When I think through the challenges inherent in building a car, I am reminded of the usual roadblocks that can prevent start-ups from building sustainable organizations. After all, when you set off on a car journey, you can never be sure of what roadblock you may encounter — whether it’s a bridge that’s out of commission for repair or an overdue need to change your oil. You can’t prepare for every eventuality; but what you can do is make sure you have a roadmap, a good toolkit, and a positive attitude when you encounter challenges.

One is uncertainty: the inability to think long term because there are pressing needs in the short term. This is a big problem. If we don’t have a vision for the future, it is hard to find the paths to get there.

For me and many entrepreneurs, I suspect, we are actually drawn to some degree of uncertainty. We thrive in such an environment to the point that operating in uncertainty becomes one of our core strengths.

It’s certainly been true for me throughout a career that has been stepped in uncertainty. I love to problem solve, dream up options, and build teams to test them. We cannot get to a desired future without some sort of plan — and also a track to test our design. We need to be creative, to accept failure and learn from it, and cultivate the resilience to try again.

But many organizations are simply not set up to succeed in this type of environment, despite the fact that life itself is successive waves of uncertainty.

Coping with Uncertainty

So what can we do to create effective environments to solve multi-stakeholder problems?

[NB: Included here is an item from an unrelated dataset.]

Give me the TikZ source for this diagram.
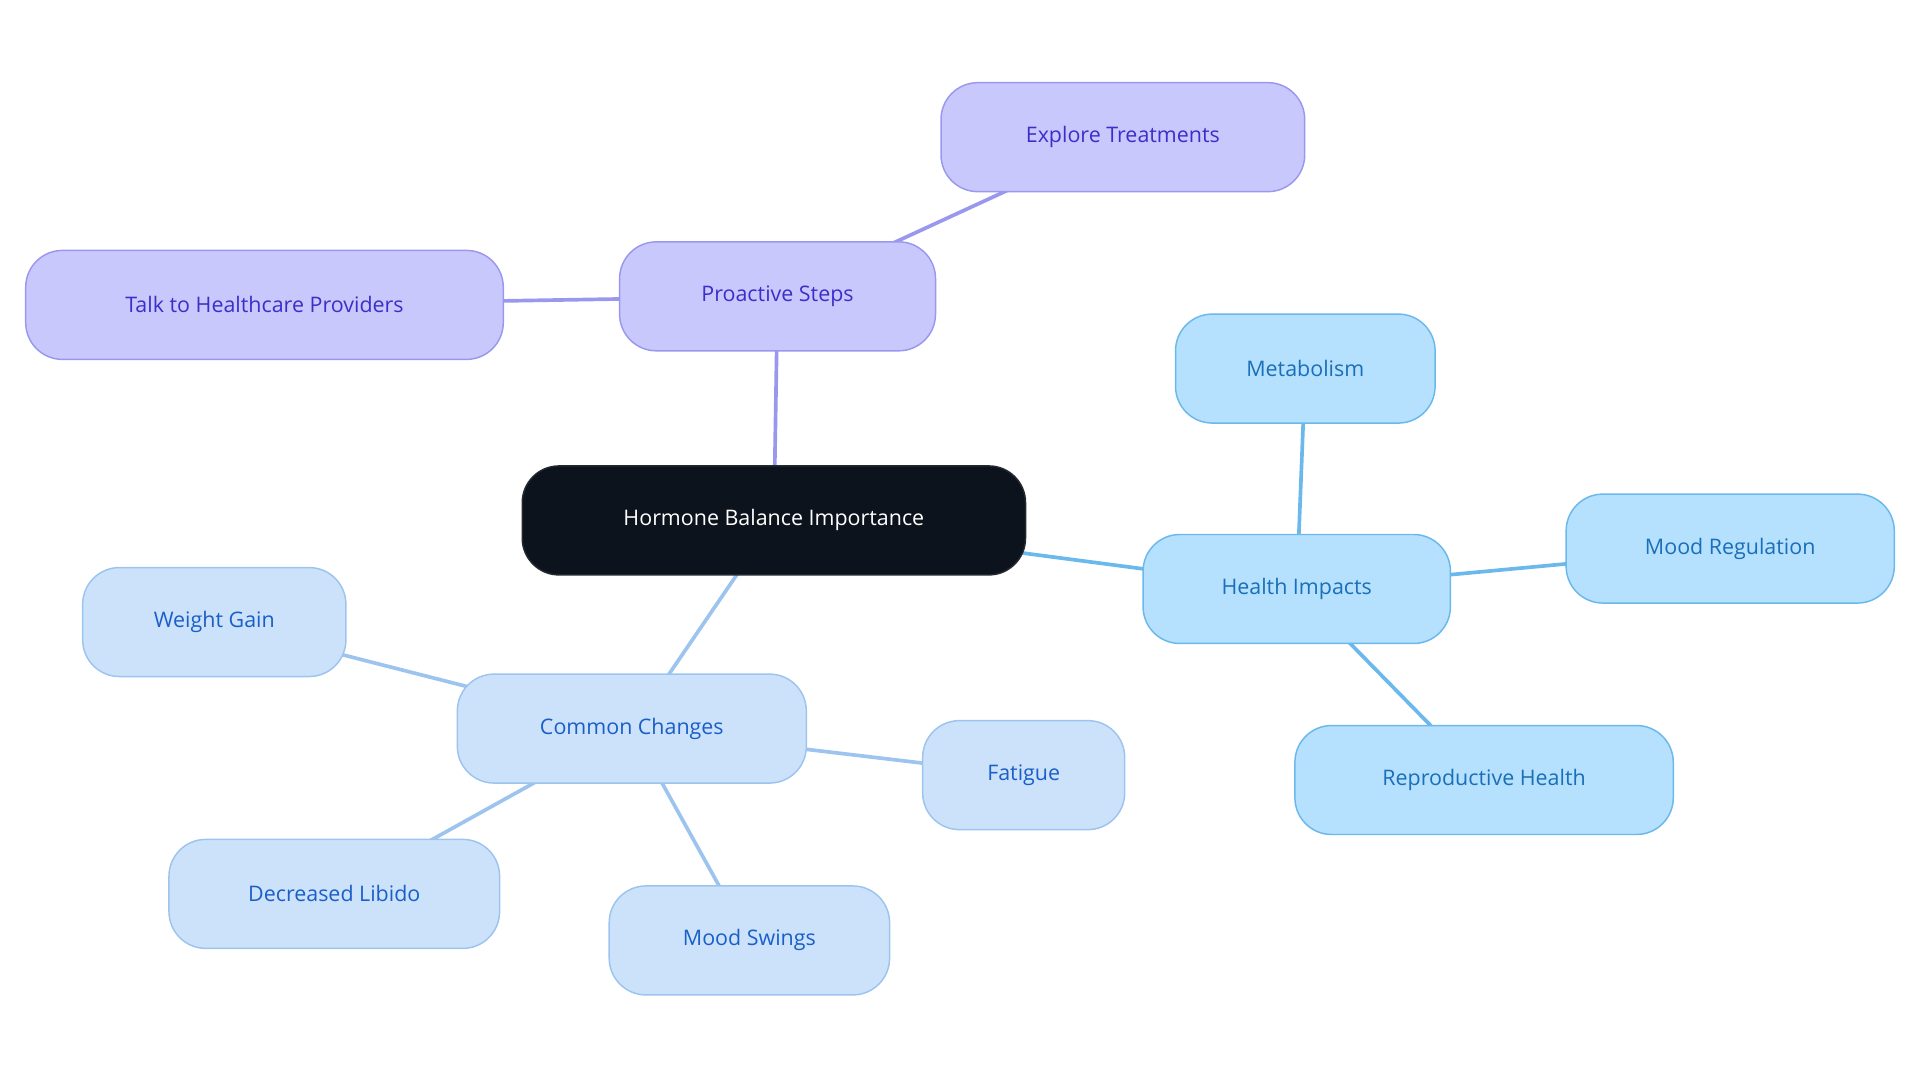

Foundational to this work, above all, is mutual respect.

Organizations that practice mutual respect build spaces that are conducive to effective problem solving by engaging and encouraging diverse perspectives, whether it’s from a person with domain knowledge, someone who has studied a given problem for years, or someone who has lived experience with a given problem. It is the job of another type of person to map out stakeholder groups and invite them to join in solving a problem, and yet another person to facilitate conversations and build trust among these groups.

All of these kinds of expertise are invaluable; just as it requires a variety of perspectives to develop a new car concept. Given a room full of experts with different perspectives, understandings, and approaches, there will be some work to do to establish agreement. We need to establish a shared language, develop guiding questions, and identify tangible actions for next steps.

Shared Language. A key approach to establishing a collaboration is posing hypotheses. This allows us to start with questions rather than categorical statements. Hypotheses can be used to explore the challenge at hand. What are the goals of the collaboration? How will we work together? How will we share the results? While these agreements form the foundation for the group work, they can also be revisited and evolved over the course of the work.

Guiding Questions. Once we establish what we want to achieve — and how — we can start to dig into the situational context for the core problem. Here we can use guiding questions: What are the dimensions and components of the problem space? What factors define the problem space, such as resource constraints, legal or policy frameworks, political dynamics, power relationships, connectedness and interdependence, levels of trust, culture, health, economics? The facilitator focuses on encouraging participation and harvesting ideas for perhaps the most important element….actions.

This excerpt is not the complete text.